I was recently on a plane for a LONG, LONG time. For me this is roughly equivalent to putting a cat in a box and dangling it over water. I get bored easy and after watching all the television shows I had brought with me I decided to play with IDA and any unsuspecting binaries from my laptop that I randomly selected. While doing this I noticed iTunes kept crashing, predictably and reliably in the same place. I decided to use gdb to see what the hubbub was all about. However I got dissed and iTunes would not allow itself to be debugged.

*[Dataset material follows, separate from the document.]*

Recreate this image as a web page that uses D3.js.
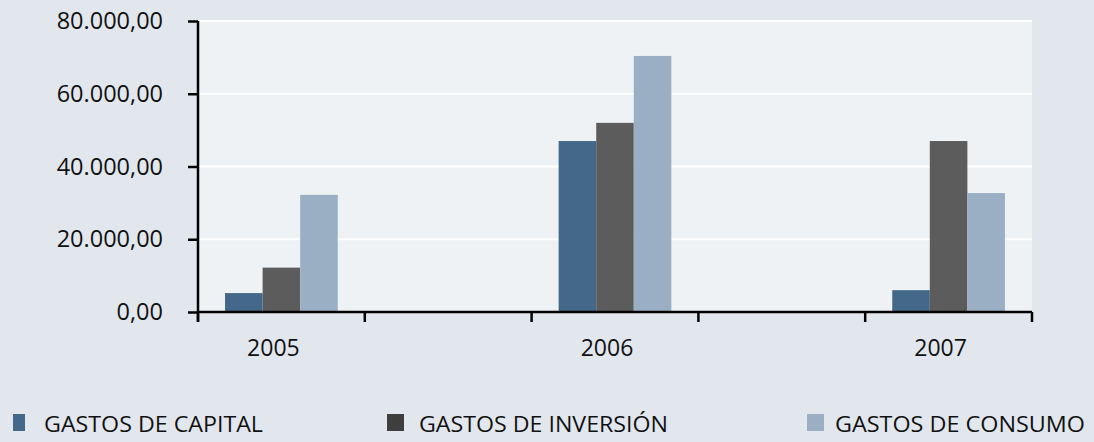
<!DOCTYPE html>
<html>
<head>
<meta charset="utf-8">
<script src="https://cdn.jsdelivr.net/npm/d3@7"></script>
<style>
  body { margin: 0; background: #e2e7ee; }
  svg { display: block; font-family: "Open Sans", sans-serif; }
</style>
</head>
<body>
<div id="chart"></div>
<script>
// data
const slots = ["2005", "gap1", "2006", "gap2", "2007"];
const years = ["2005", "2006", "2007"];
const seriesNames = ["GASTOS DE CAPITAL", "GASTOS DE INVERSIÓN", "GASTOS DE CONSUMO"];
const capital   = [5200, 47000, 6000];
const inversion = [12200, 52000, 47000];
const consumo   = [32200, 70400, 32700];
const yTicks = [0, 20000, 40000, 60000, 80000];

const colors = ["#436889", "#5c5c5c", "#9aafc4"];
const legendColors = ["#436889", "#3e3e3e", "#9aafc4"];

const width = 1094, height = 442;
const plotL = 198, plotR = 1032, plotT = 21, plotB = 312;

const svg = d3.select("#chart").append("svg")
  .attr("width", width)
  .attr("height", height)
  .style("background-color", "#e2e7ee");

const x0 = d3.scaleBand().domain(slots).range([plotL, plotR]).padding(0);
const x1 = d3.scaleBand().domain(seriesNames).range([0, x0.bandwidth()])
  .paddingInner(0).paddingOuter(0.72);
const y = d3.scaleLinear().domain([0, 80000]).range([plotB, plotT]);

// plot background
svg.append("rect")
  .attr("x", plotL).attr("y", plotT)
  .attr("width", plotR - plotL).attr("height", plotB - plotT)
  .attr("fill", "#eef2f5");

// gridlines
svg.append("g").selectAll("line")
  .data(yTicks.filter(d => d > 0))
  .join("line")
    .attr("x1", plotL).attr("x2", plotR)
    .attr("y1", d => y(d)).attr("y2", d => y(d))
    .attr("stroke", "#ffffff")
    .attr("stroke-width", 2);

// bars
const allSeries = [capital, inversion, consumo];
const barData = [];
years.forEach((yr, i) => {
  seriesNames.forEach((s, j) => {
    barData.push({ year: yr, series: s, value: allSeries[j][i], color: colors[j] });
  });
});

svg.append("g").selectAll("rect")
  .data(barData)
  .join("rect")
    .attr("x", d => x0(d.year) + x1(d.series))
    .attr("y", d => y(d.value))
    .attr("width", x1.bandwidth())
    .attr("height", d => y(0) - y(d.value))
    .attr("fill", d => d.color);

// y axis
const fmt = d3.formatLocale({ decimal: ",", thousands: ".", grouping: [3], currency: ["", ""] }).format(",.2f");
const yAxis = svg.append("g")
  .attr("transform", `translate(${plotL},0)`)
  .call(d3.axisLeft(y).tickValues(yTicks).tickFormat(fmt).tickSize(10).tickPadding(25));
yAxis.select(".domain").attr("d", `M0,${plotT}V${plotB + 10}`).attr("stroke", "#000").attr("stroke-width", 2.5);
yAxis.selectAll(".tick line").attr("stroke", "#000").attr("stroke-width", 2.5);
yAxis.selectAll(".tick text")
  .attr("font-size", 23.5)
  .attr("font-family", "Open Sans, sans-serif")
  .attr("fill", "#111");

// x axis
const xAxis = svg.append("g")
  .attr("transform", `translate(0,${plotB})`)
  .call(d3.axisBottom(x0).tickSize(0).tickFormat(d => years.includes(d) ? d : ""));
xAxis.select(".domain").remove();
xAxis.append("line")
  .attr("x1", plotL).attr("x2", plotR)
  .attr("stroke", "#000").attr("stroke-width", 2.5);
xAxis.selectAll(".boundary")
  .data(d3.range(slots.length + 1))
  .join("line")
    .attr("class", "boundary")
    .attr("x1", i => plotL + i * x0.step()).attr("x2", i => plotL + i * x0.step())
    .attr("y1", 0).attr("y2", 10)
    .attr("stroke", "#000").attr("stroke-width", 2.5);
xAxis.selectAll(".tick text")
  .attr("font-size", 23)
  .attr("font-family", "Open Sans, sans-serif")
  .attr("fill", "#111")
  .attr("dx", -8)
  .attr("y", 44)
  .attr("dy", 0)
  .attr("dominant-baseline", "auto");

// legend
const legendSq = [{ x: 13, w: 12 }, { x: 387, w: 17 }, { x: 807, w: 17 }];
const legendTx = [44, 419, 835];
const legendLen = [219, 249, 250];
const legend = svg.append("g");
seriesNames.forEach((s, i) => {
  legend.append("rect")
    .attr("x", legendSq[i].x).attr("y", 414)
    .attr("width", legendSq[i].w).attr("height", 17)
    .attr("fill", legendColors[i]);
  legend.append("text")
    .attr("x", legendTx[i]).attr("y", 432)
    .attr("font-size", 22)
    .attr("fill", "#111")
    .attr("textLength", legendLen[i])
    .attr("lengthAdjust", "spacingAndGlyphs")
    .text(s);
});
</script>
</body>
</html>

This would not do. Not knowing anything about the anti-debugging capabilities of iTunes I decided the best way (and the laziest way) for a programmer to try and keep me from debugging is ptrace. I set a breakpoint on ptrace and tried it again. I got a nibble. I typed return, and then let iTunes continue on its way. It worked somewhat: it would continue but I was prompted over and over again to complete the same task and if I deleted the breakpoint iTunes would exit. I decided to modify ptrace to return immediately. I did so with the following command:
set *(int)ptrace = 0xc3
0xc3 translated to ret. After I did this I deleted the breakpoint and let iTunes go about its normal activity, or as 50cent would say, “sit back and let the money pile up.”
B00m, we have a crash.
Now I can examine the information from the crash and work on how exploitable the problem is. The exploitability is a post for another day; I just thought some folks could use a nifty trick if they found themselves in a jam.
(This post was written to 50cents “How to rob.” Also I typed some commands in gdb that produced errors becasue my regular alias file was not loaded.)